Артиллерийская подготовка, с которой началось наступление 21 марта, продолжалась пять часов. Генерал Гоф, находившийся в полутора километрах от линии фронта, позже вспоминал, что проснулся в десять минут шестого «в своей комнате в Неле от звуков артобстрела, настолько постоянного и всеохватного, что сразу возникло ощущение мощной, сокрушительной силы». В артподготовке было задействовано более 6000 тяжелых орудий; интенсивность огня усиливала поддержка более чем 3000 минометов. Чтобы не дать британской артиллерии вести ответный огонь, немцы стреляли химическими снарядами. В ближайшие две недели на британские позиции обрушится два миллиона химических снарядов.

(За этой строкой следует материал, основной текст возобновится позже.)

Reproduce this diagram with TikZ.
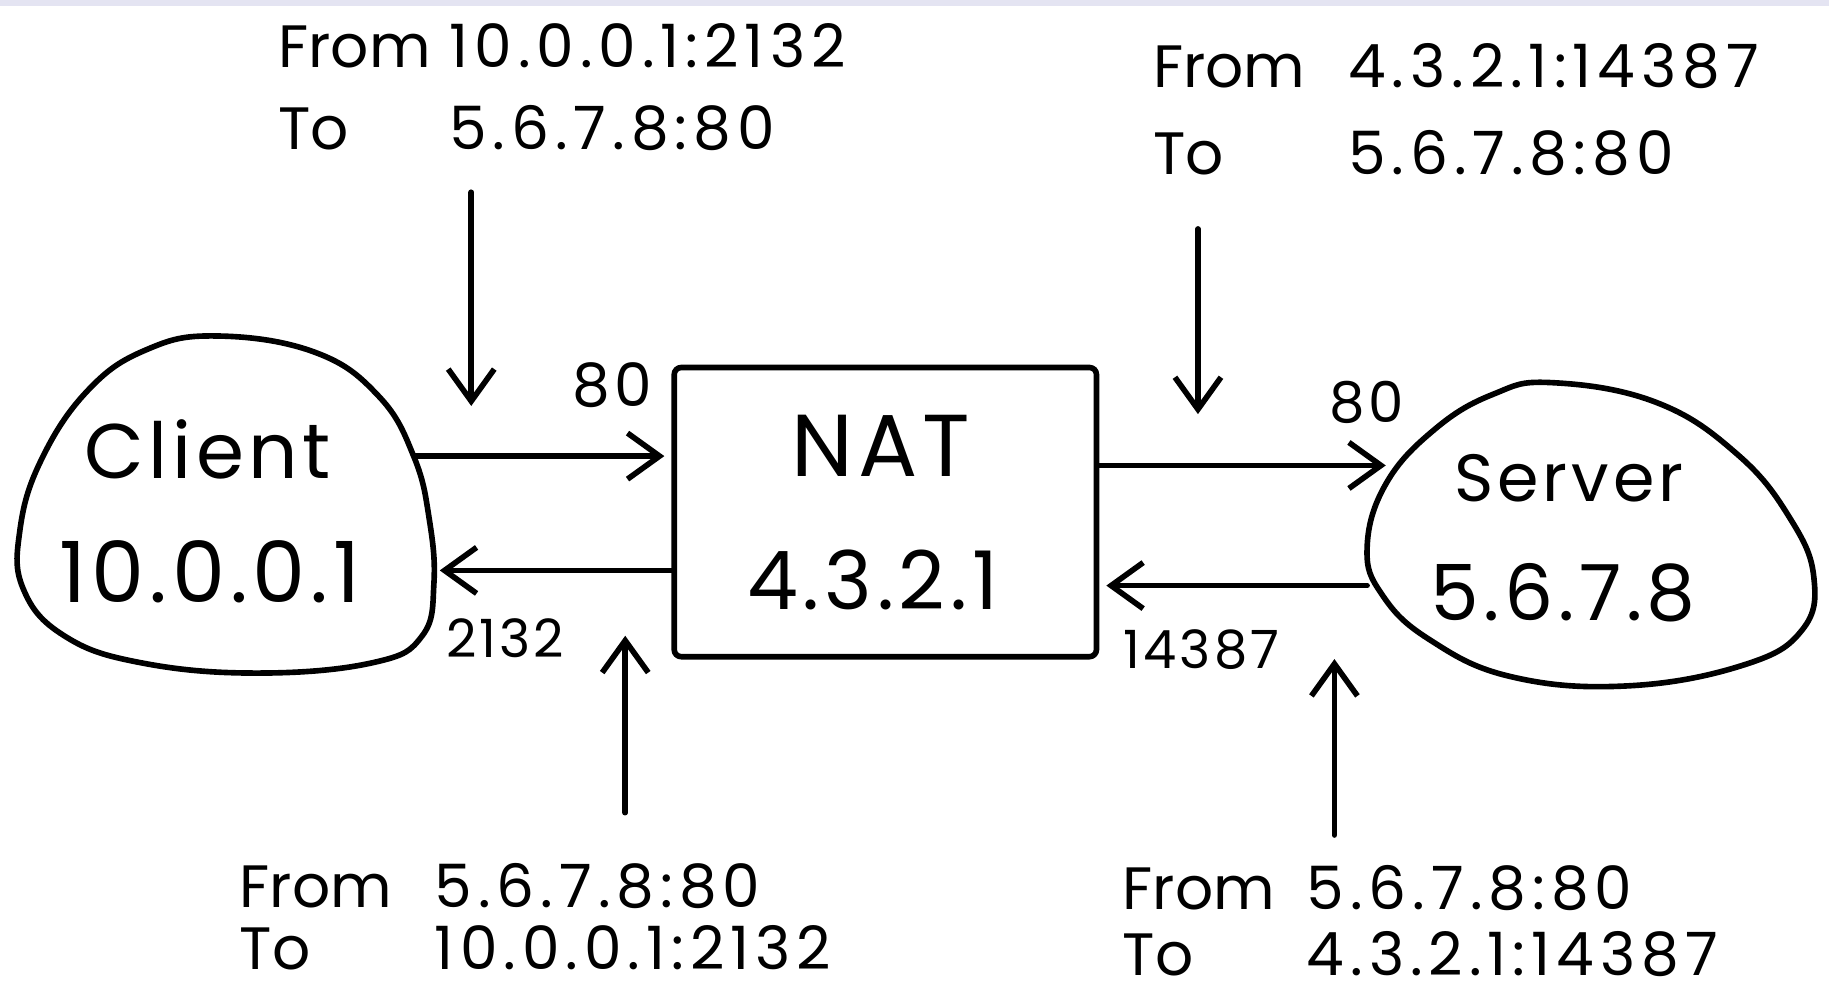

У немцев было 326 самолетов-истребителей; у британцев – 261. В первый день боев англичане сбили 14 самолетов противника, немцы – 16. Артобстрел начался в 4:40 утра. Через два с половиной часа первая волна немецкой пехоты покинула траншеи и накатила на позиции противника. В первый день немцам удалось продвинуться в среднем на 7 километров и захватить в плен 21 000 британских солдат. Уинстон Черчилль, находившийся в одном из штабов на передовой, когда начался артобстрел, успел покинуть его незадолго до того, как тот был захвачен немцами.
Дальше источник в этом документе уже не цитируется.